**Challenge**
Reproduce all the lines below exactly and omit the images.

**Supplied information**
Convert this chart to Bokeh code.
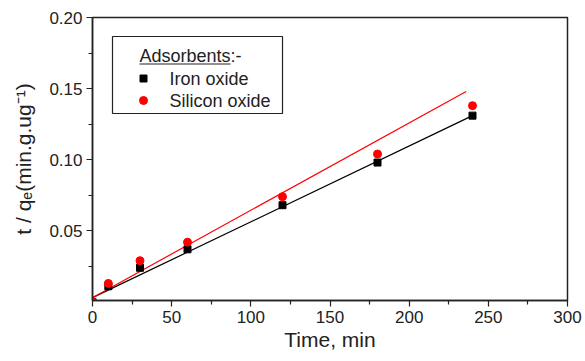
from bokeh.plotting import figure
from bokeh.models import FixedTicker, Range1d
from bokeh.core.properties import value
from bokeh.embed import file_html
from bokeh.resources import INLINE

# Data
time = [0, 10, 30, 60, 120, 180, 240]
iron = [0.0, 0.011, 0.024, 0.037, 0.068, 0.098, 0.131]
silicon = [0.0, 0.013, 0.029, 0.042, 0.074, 0.104, 0.138]
iron_fit_x = [0, 240]
iron_fit_y = [0.003, 0.131]
silicon_fit_x = [0, 236]
silicon_fit_y = [0.003, 0.148]

x_ticks = [0, 50, 100, 150, 200, 250, 300]
x_minor = [25, 75, 125, 175, 225, 275]
y_ticks = [0.05, 0.10, 0.15, 0.20]
y_minor = [0.025, 0.075, 0.125, 0.175]

legend_title = "Adsorbents"
legend_labels = ["Iron oxide", "Silicon oxide"]

FONT = "Liberation Sans"
X0, X1, Y0, Y1 = 0, 300, 0.001, 0.20
L, R, T, B = 92, 567, 17, 300   # frame edges in canvas pixels


def dx(px):
    return X0 + (px - L) * (X1 - X0) / (R - L)


def dy(py):
    return Y0 + (B - py) * (Y1 - Y0) / (B - T)


p = figure(width=585, height=361, output_backend="svg", toolbar_location=None,
           x_range=Range1d(X0, X1), y_range=Range1d(Y0, Y1),
           min_border_left=L, min_border_right=585 - R, min_border_top=T,
           min_border_bottom=361 - B)
p.background_fill_color = "white"
p.border_fill_color = "white"
p.outline_line_color = "#222222"
p.outline_line_width = 1.5
p.xgrid.visible = False
p.ygrid.visible = False

p.xaxis.ticker = FixedTicker(ticks=x_ticks, minor_ticks=x_minor)
p.yaxis.ticker = FixedTicker(ticks=y_ticks, minor_ticks=y_minor)
p.yaxis.major_label_overrides = {0.05: "0.05", 0.10: "0.10", 0.15: "0.15", 0.20: "0.20"}

for ax in (p.xaxis[0], p.yaxis[0]):
    ax.axis_line_color = "#222222"
    ax.axis_line_width = 1.5
    ax.major_tick_line_color = "#222222"
    ax.minor_tick_line_color = "#222222"
    ax.major_tick_line_width = 1.2
    ax.minor_tick_line_width = 1.2
    ax.major_tick_in = 0
    ax.major_tick_out = 6
    ax.minor_tick_in = 0
    ax.minor_tick_out = 4
    ax.major_label_standoff = 4
    ax.major_label_text_font = FONT
    ax.major_label_text_font_size = "17px"
    ax.major_label_text_color = "#222222"
    ax.axis_label_text_font = FONT
    ax.axis_label_text_font_size = "21px"
    ax.axis_label_text_font_style = "normal"
    ax.axis_label_text_color = "#222222"

p.xaxis.axis_label = "Time, min"
p.xaxis.axis_label_standoff = 2
p.yaxis.axis_label = "t / q\u2091(min.g.ug\u207b\u00b9)"
p.yaxis.axis_label_standoff = 11

# fits
p.line(iron_fit_x, iron_fit_y, line_color="black", line_width=1.2)
p.line(silicon_fit_x, silicon_fit_y, line_color="red", line_width=1.2)

# points
p.scatter(time, iron, marker="square", size=7, fill_color="black", line_color="black")
p.scatter(time, silicon, marker="circle", size=8, fill_color="red", line_color="red")

# custom legend
p.quad(left=[dx(112)], right=[dx(282)], top=[dy(36)], bottom=[dy(113)],
       fill_color="white", line_color="#222222", line_width=1.2)
p.text(x=[dx(139)], y=[dy(55)], text=[legend_title + ":-"], text_font=value(FONT),
       text_font_size="18px", text_baseline="middle", text_color="#222222")
p.segment(x0=[dx(139)], y0=[dy(63.5)], x1=[dx(230)], y1=[dy(63.5)],
          line_color="#222222", line_width=1)
p.scatter([dx(143)], [dy(78)], marker="square", size=7, fill_color="black", line_color="black")
p.scatter([dx(143)], [dy(100)], marker="circle", size=8, fill_color="red", line_color="red")
p.text(x=[dx(169), dx(169)], y=[dy(78), dy(100)], text=legend_labels,
       text_font=value(FONT), text_font_size="18px", text_baseline="middle",
       text_color="#222222")

open("out.html", "w").write(file_html(p, INLINE))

**The output**
Convert this chart to Bokeh code.
from bokeh.plotting import figure
from bokeh.models import FixedTicker, Range1d
from bokeh.core.properties import value
from bokeh.embed import file_html
from bokeh.resources import INLINE

# Data
time = [0, 10, 30, 60, 120, 180, 240]
iron = [0.0, 0.011, 0.024, 0.037, 0.068, 0.098, 0.131]
silicon = [0.0, 0.013, 0.029, 0.042, 0.074, 0.104, 0.138]
iron_fit_x = [0, 240]
iron_fit_y = [0.003, 0.131]
silicon_fit_x = [0, 236]
silicon_fit_y = [0.003, 0.148]

x_ticks = [0, 50, 100, 150, 200, 250, 300]
x_minor = [25, 75, 125, 175, 225, 275]
y_ticks = [0.05, 0.10, 0.15, 0.20]
y_minor = [0.025, 0.075, 0.125, 0.175]

legend_title = "Adsorbents"
legend_labels = ["Iron oxide", "Silicon oxide"]

FONT = "Liberation Sans"
X0, X1, Y0, Y1 = 0, 300, 0.001, 0.20
L, R, T, B = 92, 567, 17, 300   # frame edges in canvas pixels


def dx(px):
    return X0 + (px - L) * (X1 - X0) / (R - L)


def dy(py):
    return Y0 + (B - py) * (Y1 - Y0) / (B - T)


p = figure(width=585, height=361, output_backend="svg", toolbar_location=None,
           x_range=Range1d(X0, X1), y_range=Range1d(Y0, Y1),
           min_border_left=L, min_border_right=585 - R, min_border_top=T,
           min_border_bottom=361 - B)
p.background_fill_color = "white"
p.border_fill_color = "white"
p.outline_line_color = "#222222"
p.outline_line_width = 1.5
p.xgrid.visible = False
p.ygrid.visible = False

p.xaxis.ticker = FixedTicker(ticks=x_ticks, minor_ticks=x_minor)
p.yaxis.ticker = FixedTicker(ticks=y_ticks, minor_ticks=y_minor)
p.yaxis.major_label_overrides = {0.05: "0.05", 0.10: "0.10", 0.15: "0.15", 0.20: "0.20"}

for ax in (p.xaxis[0], p.yaxis[0]):
    ax.axis_line_color = "#222222"
    ax.axis_line_width = 1.5
    ax.major_tick_line_color = "#222222"
    ax.minor_tick_line_color = "#222222"
    ax.major_tick_line_width = 1.2
    ax.minor_tick_line_width = 1.2
    ax.major_tick_in = 0
    ax.major_tick_out = 6
    ax.minor_tick_in = 0
    ax.minor_tick_out = 4
    ax.major_label_standoff = 4
    ax.major_label_text_font = FONT
    ax.major_label_text_font_size = "17px"
    ax.major_label_text_color = "#222222"
    ax.axis_label_text_font = FONT
    ax.axis_label_text_font_size = "21px"
    ax.axis_label_text_font_style = "normal"
    ax.axis_label_text_color = "#222222"

p.xaxis.axis_label = "Time, min"
p.xaxis.axis_label_standoff = 2
p.yaxis.axis_label = "t / q\u2091(min.g.ug\u207b\u00b9)"
p.yaxis.axis_label_standoff = 11

# fits
p.line(iron_fit_x, iron_fit_y, line_color="black", line_width=1.2)
p.line(silicon_fit_x, silicon_fit_y, line_color="red", line_width=1.2)

# points
p.scatter(time, iron, marker="square", size=7, fill_color="black", line_color="black")
p.scatter(time, silicon, marker="circle", size=8, fill_color="red", line_color="red")

# custom legend
p.quad(left=[dx(112)], right=[dx(282)], top=[dy(36)], bottom=[dy(113)],
       fill_color="white", line_color="#222222", line_width=1.2)
p.text(x=[dx(139)], y=[dy(55)], text=[legend_title + ":-"], text_font=value(FONT),
       text_font_size="18px", text_baseline="middle", text_color="#222222")
p.segment(x0=[dx(139)], y0=[dy(63.5)], x1=[dx(230)], y1=[dy(63.5)],
          line_color="#222222", line_width=1)
p.scatter([dx(143)], [dy(78)], marker="square", size=7, fill_color="black", line_color="black")
p.scatter([dx(143)], [dy(100)], marker="circle", size=8, fill_color="red", line_color="red")
p.text(x=[dx(169), dx(169)], y=[dy(78), dy(100)], text=legend_labels,
       text_font=value(FONT), text_font_size="18px", text_baseline="middle",
       text_color="#222222")

open("out.html", "w").write(file_html(p, INLINE))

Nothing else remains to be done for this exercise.